Erica’s stomach drops again, and she nods, tilting her head down slightly so that she isn’t breathing her germs directly onto his face.
“Yeah. Of course.” For a long time, he stays quiet, just keeps looking at her as the movie drones in the background. He only moves to carefully brush a lank piece of hair away from her forehead.
“I love you,” he says again, but his voice is different this time, deeper and quieter, the distinctive tone of a secret being confessed, brought into the light. “Have since high school. I’ve almost told you more times than I count, but I didn’t want to change things between us. And if you don’t feel the same way, things don’t have to change. You are my friend first, and that matters more to me. Okay?”
It’s the longest Erica has heard him say in one go in a very long time. Possibly ever. But it’s still short and succinct, doesn’t ramble on like some of the love confessions she has overheard, and if it were under any other circumstances, if she wasn’t sick and exhausted and gross, she would simply close the space between them and kiss him.

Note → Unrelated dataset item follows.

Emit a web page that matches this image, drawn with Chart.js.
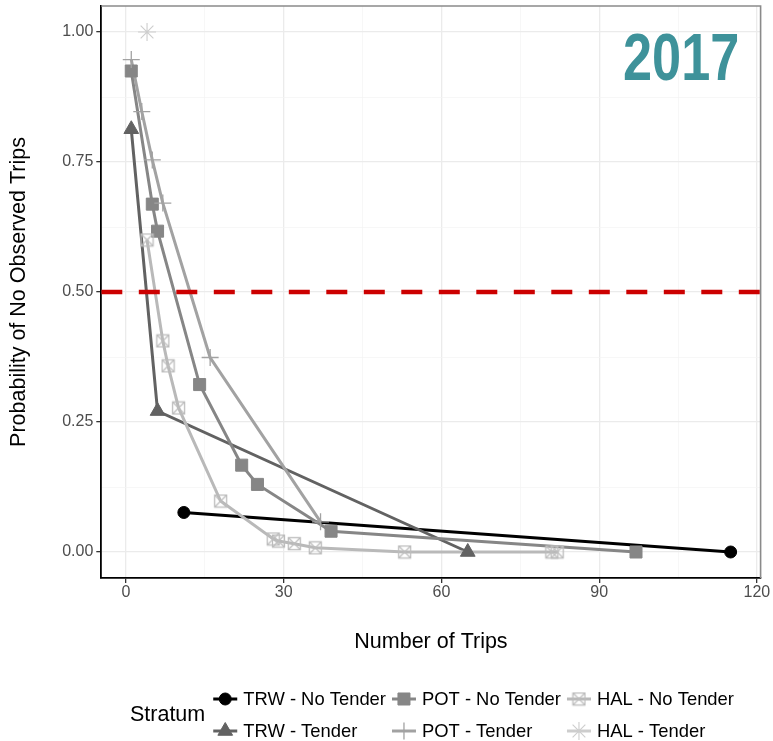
<!DOCTYPE html>
<html>
<head>
<meta charset="utf-8">
<script src="https://cdn.jsdelivr.net/npm/chart.js@4.4.1/dist/chart.umd.min.js"></script>
<style>
  html, body { margin: 0; padding: 0; background: #ffffff; }
  canvas { display: block; }
</style>
</head>
<body>
<canvas id="chart" width="773" height="741"></canvas>
<script>
// Probability of no observed trips by number of trips, per stratum (2017)
const strata = ['TRW - No Tender', 'TRW - Tender', 'POT - No Tender', 'POT - Tender', 'HAL - No Tender', 'HAL - Tender'];

const trwNoTenderTrips = [11, 115];
const trwNoTenderProb  = [0.076, 0.000];

const trwTenderTrips = [1, 6, 65];
const trwTenderProb  = [0.813, 0.271, 0.000];

const potNoTenderTrips = [1, 5, 6, 14, 22, 25, 39, 97];
const potNoTenderProb  = [0.925, 0.669, 0.617, 0.322, 0.167, 0.130, 0.040, 0.000];

const potTenderTrips = [1, 3, 5, 7, 16, 37];
const potTenderProb  = [0.947, 0.847, 0.754, 0.671, 0.374, 0.058];

const halNoTenderTrips = [4, 7, 8, 10, 18, 28, 29, 32, 36, 53, 81, 82];
const halNoTenderProb  = [0.600, 0.406, 0.358, 0.277, 0.098, 0.025, 0.021, 0.016, 0.008, 0.000, 0.000, 0.000];

const halTenderTrips = [4];
const halTenderProb  = [1.000];

const thresholdProb = 0.5;
const xTickLabels = [0, 30, 60, 90, 120];
const yTickLabels = [0, 0.25, 0.5, 0.75, 1.0];
const yearLabel = '2017';
const legendTitle = 'Stratum';

// ---- marker for the boxed-cross symbol ----
function boxedCross(size, color) {
  const c = document.createElement('canvas');
  c.width = size + 2; c.height = size + 2;
  const g = c.getContext('2d');
  g.strokeStyle = color;
  g.lineWidth = 1.3;
  const o = 1.5, s = size - 1;
  g.strokeRect(o, o, s, s);
  g.beginPath();
  g.moveTo(o, o); g.lineTo(o + s, o + s);
  g.moveTo(o + s, o); g.lineTo(o, o + s);
  g.stroke();
  return c;
}

const greys = ['#000000', '#626262', '#868686', '#a2a2a2', '#b9b9b9', '#cdcdcd'];
const markers = [
  { pointStyle: 'circle',   radius: 6,   borderWidth: 1 },
  { pointStyle: 'triangle', radius: 8.5, borderWidth: 1 },
  { pointStyle: 'rect',     radius: 8.5, borderWidth: 1 },
  { pointStyle: 'cross',    radius: 8.5, borderWidth: 1.3 },
  { pointStyle: boxedCross(13, '#bcbcbc'), radius: 7.5, borderWidth: 1 },
  { pointStyle: 'star',     radius: 9,   borderWidth: 1.1 }
];

const seriesTrips = [trwNoTenderTrips, trwTenderTrips, potNoTenderTrips, potTenderTrips, halNoTenderTrips, halTenderTrips];
const seriesProb  = [trwNoTenderProb,  trwTenderProb,  potNoTenderProb,  potTenderProb,  halNoTenderProb,  halTenderProb];

const toPoints = (xs, ys) => xs.map((x, i) => ({ x: x, y: ys[i] }));

// axis limits with 5% padding around the data
const allX = seriesTrips.flat(), allY = seriesProb.flat();
const xMinD = Math.min(...allX), xMaxD = Math.max(...allX);
const yMinD = Math.min(...allY), yMaxD = Math.max(...allY);
const xPad = (xMaxD - xMinD) * 0.05, yPad = (yMaxD - yMinD) * 0.05;
const xMin = xMinD - xPad, xMax = xMaxD + xPad;
const yMin = yMinD - yPad, yMax = yMaxD + yPad;

const datasets = [];
// connecting lines (drawn underneath all markers)
strata.forEach((name, i) => {
  datasets.push({
    label: name,
    data: toPoints(seriesTrips[i], seriesProb[i]),
    showLine: true,
    borderColor: greys[i],
    borderWidth: 3,
    pointRadius: 0,
    pointHoverRadius: 0,
    tension: 0,
    order: 20 - i
  });
});
// markers
strata.forEach((name, i) => {
  const m = markers[i];
  datasets.push({
    label: name + ' points',
    data: toPoints(seriesTrips[i], seriesProb[i]),
    showLine: false,
    pointStyle: m.pointStyle,
    pointRadius: m.radius,
    pointHoverRadius: m.radius,
    pointBorderWidth: m.borderWidth,
    pointBackgroundColor: greys[i],
    pointBorderColor: greys[i],
    order: 10 - i
  });
});
// 50% reference line
datasets.push({
  label: 'threshold',
  data: [{ x: xMin, y: thresholdProb }, { x: xMax, y: thresholdProb }],
  showLine: true,
  borderColor: '#cc0000',
  borderWidth: 4.3,
  borderDash: [21, 16.5],
  pointRadius: 0,
  order: 0
});

const FONT = '"Liberation Sans", Arial, Helvetica, sans-serif';

const isMajor = (vals, v) => vals.some(t => Math.abs(t - v) < 1e-9);

// panel frame on top and right
const framePlugin = {
  id: 'frame',
  afterDatasetsDraw(chart) {
    const { ctx, chartArea: a } = chart;
    ctx.save();
    ctx.strokeStyle = '#8a8a8a';
    ctx.lineWidth = 1.6;
    ctx.beginPath();
    ctx.moveTo(a.left, a.top);
    ctx.lineTo(a.right, a.top);
    ctx.lineTo(a.right, a.bottom);
    ctx.stroke();
    ctx.restore();
  }
};

// year annotation in the upper right of the panel
const yearPlugin = {
  id: 'year',
  afterDatasetsDraw(chart) {
    const { ctx, chartArea: a } = chart;
    ctx.save();
    ctx.font = 'bold 67px ' + FONT;
    ctx.fillStyle = '#3e929a';
    ctx.textBaseline = 'alphabetic';
    const m = ctx.measureText(yearLabel);
    const ink = m.actualBoundingBoxLeft + m.actualBoundingBoxRight;
    const targetW = 113;
    const sx = targetW / ink;
    const right = a.right - 23;
    ctx.translate(right - targetW, a.top + 74);
    ctx.scale(sx, 1);
    ctx.fillText(yearLabel, m.actualBoundingBoxLeft, 0);
    ctx.restore();
  }
};

// stratum legend below the plot: 2 rows x 3 columns
const legendPlugin = {
  id: 'stratumLegend',
  afterDraw(chart) {
    const { ctx, chartArea: a } = chart;
    const labelFont = '18.4px ' + FONT;
    const titleFont = '21.5px ' + FONT;
    const keyW = 24, keyGap = 6, colGap = 6, titleGap = 8;
    const rows = [699, 731];
    const cols = [[0, 1], [2, 3], [4, 5]];
    ctx.save();
    ctx.font = labelFont;
    const colW = cols.map(c => Math.max(...c.map(i => ctx.measureText(strata[i]).width)));
    ctx.font = titleFont;
    const titleW = ctx.measureText(legendTitle).width;
    const total = titleW + titleGap + colW.reduce((s, w) => s + keyW + keyGap + w, 0) + colGap * (cols.length - 1);
    let x = (a.left + a.right) / 2 + 1 - total / 2;
    ctx.fillStyle = '#000';
    ctx.textBaseline = 'middle';
    ctx.fillText(legendTitle, x, (rows[0] + rows[1]) / 2);
    x += titleW + titleGap;
    cols.forEach((c, ci) => {
      c.forEach((si, ri) => {
        const y = rows[ri];
        // key line
        ctx.strokeStyle = greys[si];
        ctx.lineWidth = 3;
        ctx.setLineDash([]);
        ctx.beginPath();
        ctx.moveTo(x, y);
        ctx.lineTo(x + keyW, y);
        ctx.stroke();
        // key marker
        const m = markers[si];
        ctx.fillStyle = greys[si];
        ctx.strokeStyle = greys[si];
        ctx.lineWidth = m.borderWidth;
        Chart.helpers.drawPoint(ctx, { pointStyle: m.pointStyle, radius: m.radius, borderWidth: m.borderWidth, rotation: 0 }, x + keyW / 2, y);
        // label
        ctx.font = labelFont;
        ctx.fillStyle = '#000';
        ctx.textBaseline = 'middle';
        ctx.fillText(strata[si], x + keyW + keyGap, y + 1);
      });
      x += keyW + keyGap + colW[ci] + colGap;
    });
    ctx.restore();
  }
};

new Chart(document.getElementById('chart'), {
  type: 'scatter',
  data: { datasets: datasets },
  options: {
    responsive: false,
    animation: false,
    devicePixelRatio: 1,
    layout: { autoPadding: false, padding: { left: 0, top: 6, right: 773 - 760.6, bottom: 0 } },
    plugins: {
      legend: { display: false },
      tooltip: { enabled: false },
      title: { display: false }
    },
    scales: {
      x: {
        type: 'linear',
        min: xMin,
        max: xMax,
        afterFit(s) { s.height = 163; s.paddingLeft = 0; s.paddingRight = 0; },
        afterBuildTicks(s) {
          const t = [];
          for (let v = 0; v <= 120; v += 15) t.push({ value: v });
          s.ticks = t;
        },
        border: { color: '#000000', width: 1.8 },
        grid: {
          color: c => isMajor(xTickLabels, c.tick.value) ? '#ebebeb' : '#f4f4f4',
          lineWidth: c => isMajor(xTickLabels, c.tick.value) ? 1.3 : 0.7,
          tickColor: c => isMajor(xTickLabels, c.tick.value) ? '#333333' : 'rgba(0,0,0,0)',
          tickWidth: 1.3,
          tickLength: 5
        },
        ticks: {
          autoSkip: false,
          maxRotation: 0,
          padding: 0,
          color: '#4d4d4d',
          font: { family: FONT, size: 16 },
          callback: v => isMajor(xTickLabels, v) ? String(Math.round(v)) : ''
        },
        title: {
          display: true,
          text: 'Number of Trips',
          color: '#000000',
          font: { family: FONT, size: 21.5 },
          padding: { top: 0, bottom: 86 }
        }
      },
      y: {
        type: 'linear',
        min: yMin,
        max: yMax,
        afterFit(s) { s.width = 101.3; s.paddingTop = 0; s.paddingBottom = 0; },
        afterBuildTicks(s) {
          const t = [];
          for (let v = 0; v <= 1.0001; v += 0.125) t.push({ value: Math.round(v * 1000) / 1000 });
          s.ticks = t;
        },
        border: { color: '#000000', width: 1.8 },
        grid: {
          color: c => isMajor(yTickLabels, c.tick.value) ? '#ebebeb' : '#f4f4f4',
          lineWidth: c => isMajor(yTickLabels, c.tick.value) ? 1.3 : 0.7,
          tickColor: c => isMajor(yTickLabels, c.tick.value) ? '#333333' : 'rgba(0,0,0,0)',
          tickWidth: 1.3,
          tickLength: 5
        },
        ticks: {
          autoSkip: false,
          padding: 3,
          color: '#4d4d4d',
          font: { family: FONT, size: 16 },
          callback: v => isMajor(yTickLabels, v) ? v.toFixed(2) : ''
        },
        title: {
          display: true,
          text: 'Probability of No Observed Trips',
          color: '#000000',
          font: { family: FONT, size: 21.5 },
          padding: { top: 6, bottom: 0 }
        }
      }
    }
  },
  plugins: [framePlugin, yearPlugin, legendPlugin]
});
</script>
</body>
</html>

Instead, she simply laughs quietly, slides closer and asks, “We're not even dating, and this is the moment you use to tell me that you're in love with me? When I can barely breathe and look like roadkill or something?"
“You don’t look like roadkill,” Boyd says, pushing more hair away from her face, sounding genuinely confused. “And honestly? It just felt like the right time. I don’t know. That’s all I’ve got.” Erica laughs again and shuffles even closer, until her head is tucked underneath Boyd’s chin and her face is pressed into the solid strength of his chest.
“I’ll take it,” she says, letting one arm fall around his waist. “I love you too.” She lets her eyes fall closed, and his head moves, the edge of his chin replaced with the softness of his mouth on top of her head. “Can I kiss you when I’m no longer a plague carrier?”
Boyd snorts and presses a kiss to her temple.
“Yes. Get some rest. I’ll be here if you need anything.”
Erica doesn’t need to be told twice. She’s asleep within minutes, and this time, she actually stays asleep for a long period of time. When she awakes again, shivering slightly, Boyd is right beside her, holding a book in one hand, arm still wrapped around her shoulders.
She still feels terrible, but while having Boyd there doesn’t make her physical symptoms go away, it does make her smile as she closes her eyes again and, well, she’s counting that as a victory nonetheless.